▶ _Required work_
Print, word for word, every line from the beginning of the listing up to and including the line with "from bokeh.resources import INLINE". Pictures are to be excluded.

▶ _Supplied material_
++++++++
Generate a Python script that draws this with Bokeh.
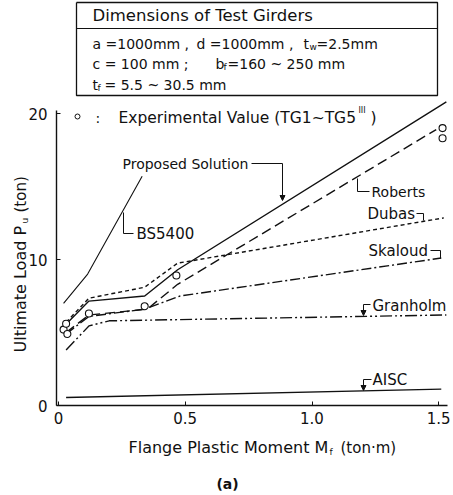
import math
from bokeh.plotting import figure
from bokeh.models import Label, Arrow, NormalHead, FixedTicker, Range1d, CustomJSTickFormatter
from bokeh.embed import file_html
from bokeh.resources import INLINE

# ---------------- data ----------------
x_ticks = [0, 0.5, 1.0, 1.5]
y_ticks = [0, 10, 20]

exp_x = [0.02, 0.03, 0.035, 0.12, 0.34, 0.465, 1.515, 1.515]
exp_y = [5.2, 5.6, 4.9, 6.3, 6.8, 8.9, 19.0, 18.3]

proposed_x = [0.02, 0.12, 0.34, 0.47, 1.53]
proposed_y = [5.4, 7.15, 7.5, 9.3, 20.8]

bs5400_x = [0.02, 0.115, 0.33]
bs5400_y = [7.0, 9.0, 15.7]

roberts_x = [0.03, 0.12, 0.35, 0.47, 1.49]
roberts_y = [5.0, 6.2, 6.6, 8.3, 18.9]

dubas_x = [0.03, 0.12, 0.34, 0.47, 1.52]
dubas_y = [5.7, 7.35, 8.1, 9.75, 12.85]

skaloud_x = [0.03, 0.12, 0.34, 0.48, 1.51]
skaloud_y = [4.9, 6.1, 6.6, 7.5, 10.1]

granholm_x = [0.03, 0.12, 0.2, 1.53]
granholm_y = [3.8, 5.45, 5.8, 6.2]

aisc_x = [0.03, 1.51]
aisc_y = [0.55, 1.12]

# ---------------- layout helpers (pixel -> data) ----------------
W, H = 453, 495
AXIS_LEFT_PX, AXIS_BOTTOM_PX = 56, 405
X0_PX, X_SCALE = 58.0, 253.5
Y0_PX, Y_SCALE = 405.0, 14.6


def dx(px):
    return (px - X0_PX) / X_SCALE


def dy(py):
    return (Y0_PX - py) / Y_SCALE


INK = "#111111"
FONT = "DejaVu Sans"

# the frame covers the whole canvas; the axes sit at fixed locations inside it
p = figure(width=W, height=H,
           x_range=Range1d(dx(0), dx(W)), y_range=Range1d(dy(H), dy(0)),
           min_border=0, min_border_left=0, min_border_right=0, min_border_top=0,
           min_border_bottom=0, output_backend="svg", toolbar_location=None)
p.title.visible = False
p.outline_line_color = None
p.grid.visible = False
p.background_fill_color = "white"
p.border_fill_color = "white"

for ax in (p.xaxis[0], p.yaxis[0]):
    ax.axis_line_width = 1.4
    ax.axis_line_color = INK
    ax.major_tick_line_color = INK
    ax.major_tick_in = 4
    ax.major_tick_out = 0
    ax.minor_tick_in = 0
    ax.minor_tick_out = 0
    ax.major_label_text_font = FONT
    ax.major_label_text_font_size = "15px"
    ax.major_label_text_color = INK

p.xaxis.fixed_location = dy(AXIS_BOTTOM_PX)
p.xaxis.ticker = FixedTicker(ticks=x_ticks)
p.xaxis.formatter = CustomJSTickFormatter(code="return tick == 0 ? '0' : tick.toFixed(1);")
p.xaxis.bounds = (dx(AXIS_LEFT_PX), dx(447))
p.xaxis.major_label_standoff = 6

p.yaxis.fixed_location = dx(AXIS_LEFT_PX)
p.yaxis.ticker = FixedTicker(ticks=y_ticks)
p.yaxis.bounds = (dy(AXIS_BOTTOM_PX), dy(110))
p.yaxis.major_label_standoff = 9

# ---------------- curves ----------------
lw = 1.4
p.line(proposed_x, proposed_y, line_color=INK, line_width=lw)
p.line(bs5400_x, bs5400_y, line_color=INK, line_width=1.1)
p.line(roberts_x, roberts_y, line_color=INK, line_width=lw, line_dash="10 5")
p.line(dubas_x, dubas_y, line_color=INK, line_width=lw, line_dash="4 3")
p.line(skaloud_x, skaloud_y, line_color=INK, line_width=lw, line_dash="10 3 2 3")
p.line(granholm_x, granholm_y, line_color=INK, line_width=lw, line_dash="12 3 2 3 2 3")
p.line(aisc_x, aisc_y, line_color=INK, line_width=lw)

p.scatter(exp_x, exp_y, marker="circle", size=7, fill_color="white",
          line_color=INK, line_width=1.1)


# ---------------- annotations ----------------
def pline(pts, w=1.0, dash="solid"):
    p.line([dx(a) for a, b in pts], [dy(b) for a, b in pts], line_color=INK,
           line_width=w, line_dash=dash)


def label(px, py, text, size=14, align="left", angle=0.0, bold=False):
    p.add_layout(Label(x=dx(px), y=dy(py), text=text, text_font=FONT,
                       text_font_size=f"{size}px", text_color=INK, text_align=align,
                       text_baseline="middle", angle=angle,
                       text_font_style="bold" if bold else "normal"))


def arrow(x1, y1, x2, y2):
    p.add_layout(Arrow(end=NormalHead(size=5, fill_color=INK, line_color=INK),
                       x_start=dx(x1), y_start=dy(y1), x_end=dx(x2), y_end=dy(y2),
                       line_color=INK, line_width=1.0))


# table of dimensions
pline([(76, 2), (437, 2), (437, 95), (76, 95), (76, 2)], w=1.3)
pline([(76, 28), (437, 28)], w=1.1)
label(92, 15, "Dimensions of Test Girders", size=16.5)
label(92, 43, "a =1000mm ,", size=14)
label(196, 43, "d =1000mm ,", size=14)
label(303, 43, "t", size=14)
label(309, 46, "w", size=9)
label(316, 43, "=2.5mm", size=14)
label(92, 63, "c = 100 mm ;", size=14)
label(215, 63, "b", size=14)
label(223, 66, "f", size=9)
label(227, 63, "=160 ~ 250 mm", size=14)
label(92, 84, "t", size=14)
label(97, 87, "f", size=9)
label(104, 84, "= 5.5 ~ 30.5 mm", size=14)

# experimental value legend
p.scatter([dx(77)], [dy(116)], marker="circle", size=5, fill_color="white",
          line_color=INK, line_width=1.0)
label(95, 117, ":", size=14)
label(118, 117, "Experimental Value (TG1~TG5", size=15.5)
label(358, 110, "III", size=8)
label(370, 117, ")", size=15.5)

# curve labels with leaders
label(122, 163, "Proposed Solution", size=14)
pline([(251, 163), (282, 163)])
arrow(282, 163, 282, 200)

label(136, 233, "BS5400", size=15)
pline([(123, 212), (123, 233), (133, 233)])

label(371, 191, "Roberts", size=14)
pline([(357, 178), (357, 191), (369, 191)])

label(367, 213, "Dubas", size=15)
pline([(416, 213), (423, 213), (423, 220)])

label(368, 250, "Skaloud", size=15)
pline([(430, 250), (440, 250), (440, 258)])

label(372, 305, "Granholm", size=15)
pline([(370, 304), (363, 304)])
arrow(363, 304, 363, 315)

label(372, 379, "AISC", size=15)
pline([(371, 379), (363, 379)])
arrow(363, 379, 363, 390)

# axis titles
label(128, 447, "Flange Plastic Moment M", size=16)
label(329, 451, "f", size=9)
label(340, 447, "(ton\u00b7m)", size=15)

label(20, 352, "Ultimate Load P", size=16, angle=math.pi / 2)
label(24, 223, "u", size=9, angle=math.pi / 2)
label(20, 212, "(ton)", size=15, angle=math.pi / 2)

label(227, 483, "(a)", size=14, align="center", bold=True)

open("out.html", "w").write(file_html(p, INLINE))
++++++++
▶ _Expected output_
Generate a Python script that draws this with Bokeh.
import math
from bokeh.plotting import figure
from bokeh.models import Label, Arrow, NormalHead, FixedTicker, Range1d, CustomJSTickFormatter
from bokeh.embed import file_html
from bokeh.resources import INLINE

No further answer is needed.